— What to work on —
Output the data word for word, dropping every image.

(Entries with chart source code)
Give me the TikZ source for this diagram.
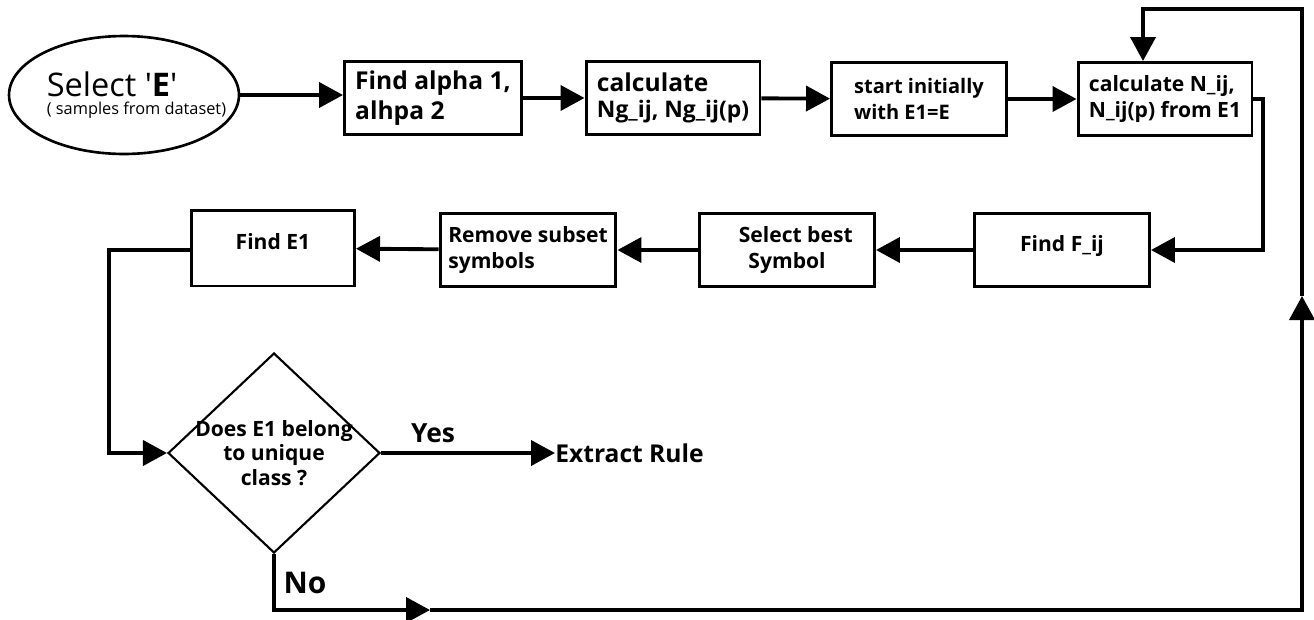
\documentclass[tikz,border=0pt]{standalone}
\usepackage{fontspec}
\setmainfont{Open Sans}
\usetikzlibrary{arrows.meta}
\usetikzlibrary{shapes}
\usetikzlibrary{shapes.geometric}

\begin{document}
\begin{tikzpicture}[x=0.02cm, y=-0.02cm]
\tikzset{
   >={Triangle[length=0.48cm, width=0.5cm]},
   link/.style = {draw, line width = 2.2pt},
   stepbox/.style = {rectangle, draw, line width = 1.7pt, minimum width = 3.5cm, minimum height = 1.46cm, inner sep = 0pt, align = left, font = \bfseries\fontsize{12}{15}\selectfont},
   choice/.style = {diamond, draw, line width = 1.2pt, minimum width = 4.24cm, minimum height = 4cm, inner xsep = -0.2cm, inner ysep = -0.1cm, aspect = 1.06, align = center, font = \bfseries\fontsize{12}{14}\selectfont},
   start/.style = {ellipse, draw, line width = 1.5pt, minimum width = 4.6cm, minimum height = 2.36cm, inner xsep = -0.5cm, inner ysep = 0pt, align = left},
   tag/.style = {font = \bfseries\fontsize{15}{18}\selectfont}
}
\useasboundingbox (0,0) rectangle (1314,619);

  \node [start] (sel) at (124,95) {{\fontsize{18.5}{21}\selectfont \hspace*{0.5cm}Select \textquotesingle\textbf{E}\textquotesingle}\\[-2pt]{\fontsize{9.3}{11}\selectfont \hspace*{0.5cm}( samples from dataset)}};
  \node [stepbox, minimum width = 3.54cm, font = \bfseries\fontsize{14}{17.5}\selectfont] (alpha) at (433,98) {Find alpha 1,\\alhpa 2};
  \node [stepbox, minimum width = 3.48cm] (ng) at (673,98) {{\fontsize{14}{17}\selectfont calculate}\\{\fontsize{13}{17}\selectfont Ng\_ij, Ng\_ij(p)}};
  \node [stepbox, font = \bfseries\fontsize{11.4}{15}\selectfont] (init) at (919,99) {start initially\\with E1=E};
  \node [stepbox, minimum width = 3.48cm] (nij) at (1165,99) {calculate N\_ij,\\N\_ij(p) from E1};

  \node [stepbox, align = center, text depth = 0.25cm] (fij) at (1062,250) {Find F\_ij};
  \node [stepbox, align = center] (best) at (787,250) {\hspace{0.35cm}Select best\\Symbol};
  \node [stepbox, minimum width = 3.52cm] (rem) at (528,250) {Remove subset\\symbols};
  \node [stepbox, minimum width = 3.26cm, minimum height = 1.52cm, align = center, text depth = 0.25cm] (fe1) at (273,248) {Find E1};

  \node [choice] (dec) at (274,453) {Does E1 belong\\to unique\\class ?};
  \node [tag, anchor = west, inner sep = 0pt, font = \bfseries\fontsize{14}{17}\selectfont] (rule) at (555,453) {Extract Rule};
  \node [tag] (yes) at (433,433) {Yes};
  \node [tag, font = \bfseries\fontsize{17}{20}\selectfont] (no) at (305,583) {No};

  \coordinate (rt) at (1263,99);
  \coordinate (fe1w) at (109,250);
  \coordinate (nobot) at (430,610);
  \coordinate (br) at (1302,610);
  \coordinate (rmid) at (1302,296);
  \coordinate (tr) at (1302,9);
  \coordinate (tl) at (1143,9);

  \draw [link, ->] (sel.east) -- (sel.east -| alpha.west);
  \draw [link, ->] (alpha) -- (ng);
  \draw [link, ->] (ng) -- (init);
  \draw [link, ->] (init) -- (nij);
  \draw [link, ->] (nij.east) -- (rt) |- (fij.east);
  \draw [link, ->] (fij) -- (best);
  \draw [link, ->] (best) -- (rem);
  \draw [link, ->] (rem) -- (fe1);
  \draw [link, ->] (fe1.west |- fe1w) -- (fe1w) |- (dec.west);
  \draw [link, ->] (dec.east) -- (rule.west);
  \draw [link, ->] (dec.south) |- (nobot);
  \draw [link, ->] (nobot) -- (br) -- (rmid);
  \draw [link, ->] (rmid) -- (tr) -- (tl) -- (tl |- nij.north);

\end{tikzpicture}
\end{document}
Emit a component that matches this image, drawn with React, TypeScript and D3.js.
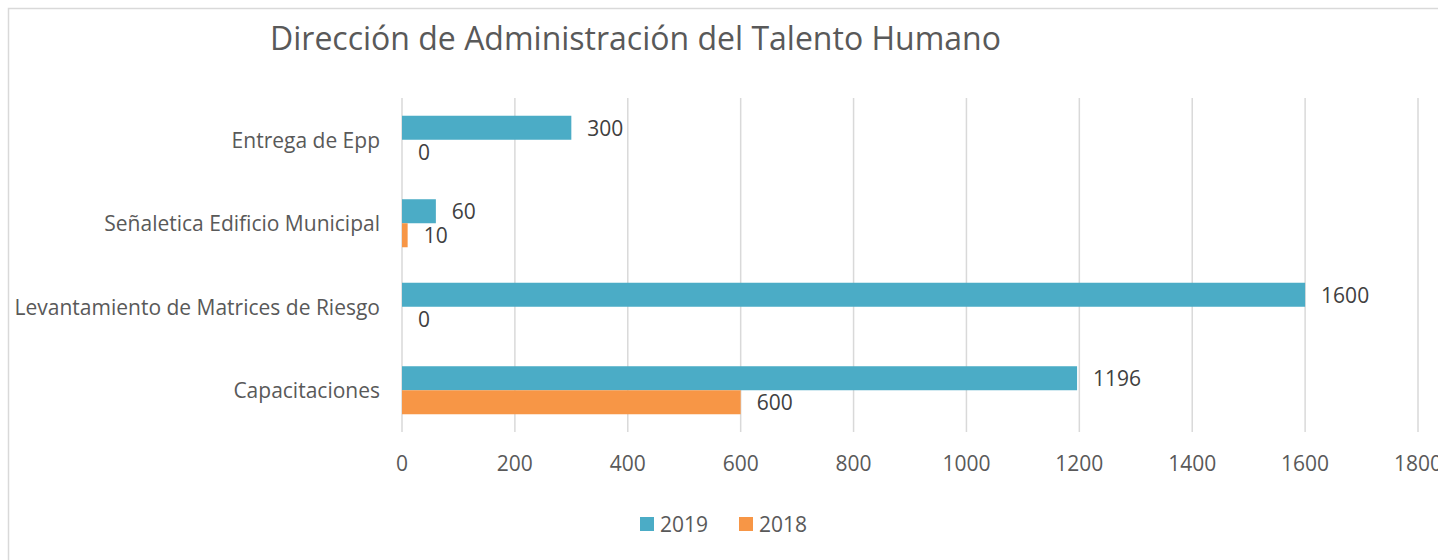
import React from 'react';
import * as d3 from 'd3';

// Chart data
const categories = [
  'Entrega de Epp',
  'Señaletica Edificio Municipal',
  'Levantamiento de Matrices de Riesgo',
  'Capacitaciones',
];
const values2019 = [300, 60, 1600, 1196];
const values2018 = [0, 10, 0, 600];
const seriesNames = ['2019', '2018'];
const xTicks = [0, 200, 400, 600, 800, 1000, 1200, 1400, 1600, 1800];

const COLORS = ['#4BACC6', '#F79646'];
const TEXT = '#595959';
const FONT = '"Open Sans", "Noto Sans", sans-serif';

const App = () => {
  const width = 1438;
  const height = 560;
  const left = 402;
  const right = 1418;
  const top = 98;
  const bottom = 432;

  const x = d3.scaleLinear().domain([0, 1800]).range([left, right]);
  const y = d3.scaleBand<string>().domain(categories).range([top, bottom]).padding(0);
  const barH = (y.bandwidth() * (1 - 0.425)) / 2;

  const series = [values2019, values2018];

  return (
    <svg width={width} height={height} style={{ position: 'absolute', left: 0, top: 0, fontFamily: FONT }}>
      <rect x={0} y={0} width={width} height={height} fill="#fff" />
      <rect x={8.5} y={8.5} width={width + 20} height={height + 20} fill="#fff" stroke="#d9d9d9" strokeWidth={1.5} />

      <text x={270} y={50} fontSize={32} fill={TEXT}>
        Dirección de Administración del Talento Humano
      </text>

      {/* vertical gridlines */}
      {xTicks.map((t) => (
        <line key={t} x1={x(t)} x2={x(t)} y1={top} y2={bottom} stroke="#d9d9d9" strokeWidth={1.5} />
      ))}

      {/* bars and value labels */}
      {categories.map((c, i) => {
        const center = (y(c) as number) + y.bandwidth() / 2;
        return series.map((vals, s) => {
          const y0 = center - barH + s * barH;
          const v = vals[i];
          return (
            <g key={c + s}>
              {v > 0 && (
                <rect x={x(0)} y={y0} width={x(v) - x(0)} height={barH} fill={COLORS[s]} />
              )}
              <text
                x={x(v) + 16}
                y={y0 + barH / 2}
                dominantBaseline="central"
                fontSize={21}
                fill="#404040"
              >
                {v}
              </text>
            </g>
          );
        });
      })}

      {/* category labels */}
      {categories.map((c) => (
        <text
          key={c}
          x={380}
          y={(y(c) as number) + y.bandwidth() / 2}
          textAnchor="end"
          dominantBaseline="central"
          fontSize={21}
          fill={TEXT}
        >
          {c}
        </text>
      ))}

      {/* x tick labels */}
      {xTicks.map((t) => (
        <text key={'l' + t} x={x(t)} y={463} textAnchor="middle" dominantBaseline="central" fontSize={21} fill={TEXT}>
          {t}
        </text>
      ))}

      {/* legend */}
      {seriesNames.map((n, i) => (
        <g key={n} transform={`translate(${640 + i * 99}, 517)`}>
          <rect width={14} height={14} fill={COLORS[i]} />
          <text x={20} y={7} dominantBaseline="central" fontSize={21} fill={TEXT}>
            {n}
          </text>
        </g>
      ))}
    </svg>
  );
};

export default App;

— The output —
Give me the TikZ source for this diagram.
\documentclass[tikz,border=0pt]{standalone}
\usepackage{fontspec}
\setmainfont{Open Sans}
\usetikzlibrary{arrows.meta}
\usetikzlibrary{shapes}
\usetikzlibrary{shapes.geometric}

\begin{document}
\begin{tikzpicture}[x=0.02cm, y=-0.02cm]
\tikzset{
   >={Triangle[length=0.48cm, width=0.5cm]},
   link/.style = {draw, line width = 2.2pt},
   stepbox/.style = {rectangle, draw, line width = 1.7pt, minimum width = 3.5cm, minimum height = 1.46cm, inner sep = 0pt, align = left, font = \bfseries\fontsize{12}{15}\selectfont},
   choice/.style = {diamond, draw, line width = 1.2pt, minimum width = 4.24cm, minimum height = 4cm, inner xsep = -0.2cm, inner ysep = -0.1cm, aspect = 1.06, align = center, font = \bfseries\fontsize{12}{14}\selectfont},
   start/.style = {ellipse, draw, line width = 1.5pt, minimum width = 4.6cm, minimum height = 2.36cm, inner xsep = -0.5cm, inner ysep = 0pt, align = left},
   tag/.style = {font = \bfseries\fontsize{15}{18}\selectfont}
}
\useasboundingbox (0,0) rectangle (1314,619);

  \node [start] (sel) at (124,95) {{\fontsize{18.5}{21}\selectfont \hspace*{0.5cm}Select \textquotesingle\textbf{E}\textquotesingle}\\[-2pt]{\fontsize{9.3}{11}\selectfont \hspace*{0.5cm}( samples from dataset)}};
  \node [stepbox, minimum width = 3.54cm, font = \bfseries\fontsize{14}{17.5}\selectfont] (alpha) at (433,98) {Find alpha 1,\\alhpa 2};
  \node [stepbox, minimum width = 3.48cm] (ng) at (673,98) {{\fontsize{14}{17}\selectfont calculate}\\{\fontsize{13}{17}\selectfont Ng\_ij, Ng\_ij(p)}};
  \node [stepbox, font = \bfseries\fontsize{11.4}{15}\selectfont] (init) at (919,99) {start initially\\with E1=E};
  \node [stepbox, minimum width = 3.48cm] (nij) at (1165,99) {calculate N\_ij,\\N\_ij(p) from E1};

  \node [stepbox, align = center, text depth = 0.25cm] (fij) at (1062,250) {Find F\_ij};
  \node [stepbox, align = center] (best) at (787,250) {\hspace{0.35cm}Select best\\Symbol};
  \node [stepbox, minimum width = 3.52cm] (rem) at (528,250) {Remove subset\\symbols};
  \node [stepbox, minimum width = 3.26cm, minimum height = 1.52cm, align = center, text depth = 0.25cm] (fe1) at (273,248) {Find E1};

  \node [choice] (dec) at (274,453) {Does E1 belong\\to unique\\class ?};
  \node [tag, anchor = west, inner sep = 0pt, font = \bfseries\fontsize{14}{17}\selectfont] (rule) at (555,453) {Extract Rule};
  \node [tag] (yes) at (433,433) {Yes};
  \node [tag, font = \bfseries\fontsize{17}{20}\selectfont] (no) at (305,583) {No};

  \coordinate (rt) at (1263,99);
  \coordinate (fe1w) at (109,250);
  \coordinate (nobot) at (430,610);
  \coordinate (br) at (1302,610);
  \coordinate (rmid) at (1302,296);
  \coordinate (tr) at (1302,9);
  \coordinate (tl) at (1143,9);

  \draw [link, ->] (sel.east) -- (sel.east -| alpha.west);
  \draw [link, ->] (alpha) -- (ng);
  \draw [link, ->] (ng) -- (init);
  \draw [link, ->] (init) -- (nij);
  \draw [link, ->] (nij.east) -- (rt) |- (fij.east);
  \draw [link, ->] (fij) -- (best);
  \draw [link, ->] (best) -- (rem);
  \draw [link, ->] (rem) -- (fe1);
  \draw [link, ->] (fe1.west |- fe1w) -- (fe1w) |- (dec.west);
  \draw [link, ->] (dec.east) -- (rule.west);
  \draw [link, ->] (dec.south) |- (nobot);
  \draw [link, ->] (nobot) -- (br) -- (rmid);
  \draw [link, ->] (rmid) -- (tr) -- (tl) -- (tl |- nij.north);

\end{tikzpicture}
\end{document}
Emit a component that matches this image, drawn with React, TypeScript and D3.js.
import React from 'react';
import * as d3 from 'd3';

// Chart data
const categories = [
  'Entrega de Epp',
  'Señaletica Edificio Municipal',
  'Levantamiento de Matrices de Riesgo',
  'Capacitaciones',
];
const values2019 = [300, 60, 1600, 1196];
const values2018 = [0, 10, 0, 600];
const seriesNames = ['2019', '2018'];
const xTicks = [0, 200, 400, 600, 800, 1000, 1200, 1400, 1600, 1800];

const COLORS = ['#4BACC6', '#F79646'];
const TEXT = '#595959';
const FONT = '"Open Sans", "Noto Sans", sans-serif';

const App = () => {
  const width = 1438;
  const height = 560;
  const left = 402;
  const right = 1418;
  const top = 98;
  const bottom = 432;

  const x = d3.scaleLinear().domain([0, 1800]).range([left, right]);
  const y = d3.scaleBand<string>().domain(categories).range([top, bottom]).padding(0);
  const barH = (y.bandwidth() * (1 - 0.425)) / 2;

  const series = [values2019, values2018];

  return (
    <svg width={width} height={height} style={{ position: 'absolute', left: 0, top: 0, fontFamily: FONT }}>
      <rect x={0} y={0} width={width} height={height} fill="#fff" />
      <rect x={8.5} y={8.5} width={width + 20} height={height + 20} fill="#fff" stroke="#d9d9d9" strokeWidth={1.5} />

      <text x={270} y={50} fontSize={32} fill={TEXT}>
        Dirección de Administración del Talento Humano
      </text>

      {/* vertical gridlines */}
      {xTicks.map((t) => (
        <line key={t} x1={x(t)} x2={x(t)} y1={top} y2={bottom} stroke="#d9d9d9" strokeWidth={1.5} />
      ))}

      {/* bars and value labels */}
      {categories.map((c, i) => {
        const center = (y(c) as number) + y.bandwidth() / 2;
        return series.map((vals, s) => {
          const y0 = center - barH + s * barH;
          const v = vals[i];
          return (
            <g key={c + s}>
              {v > 0 && (
                <rect x={x(0)} y={y0} width={x(v) - x(0)} height={barH} fill={COLORS[s]} />
              )}
              <text
                x={x(v) + 16}
                y={y0 + barH / 2}
                dominantBaseline="central"
                fontSize={21}
                fill="#404040"
              >
                {v}
              </text>
            </g>
          );
        });
      })}

      {/* category labels */}
      {categories.map((c) => (
        <text
          key={c}
          x={380}
          y={(y(c) as number) + y.bandwidth() / 2}
          textAnchor="end"
          dominantBaseline="central"
          fontSize={21}
          fill={TEXT}
        >
          {c}
        </text>
      ))}

      {/* x tick labels */}
      {xTicks.map((t) => (
        <text key={'l' + t} x={x(t)} y={463} textAnchor="middle" dominantBaseline="central" fontSize={21} fill={TEXT}>
          {t}
        </text>
      ))}

      {/* legend */}
      {seriesNames.map((n, i) => (
        <g key={n} transform={`translate(${640 + i * 99}, 517)`}>
          <rect width={14} height={14} fill={COLORS[i]} />
          <text x={20} y={7} dominantBaseline="central" fontSize={21} fill={TEXT}>
            {n}
          </text>
        </g>
      ))}
    </svg>
  );
};

export default App;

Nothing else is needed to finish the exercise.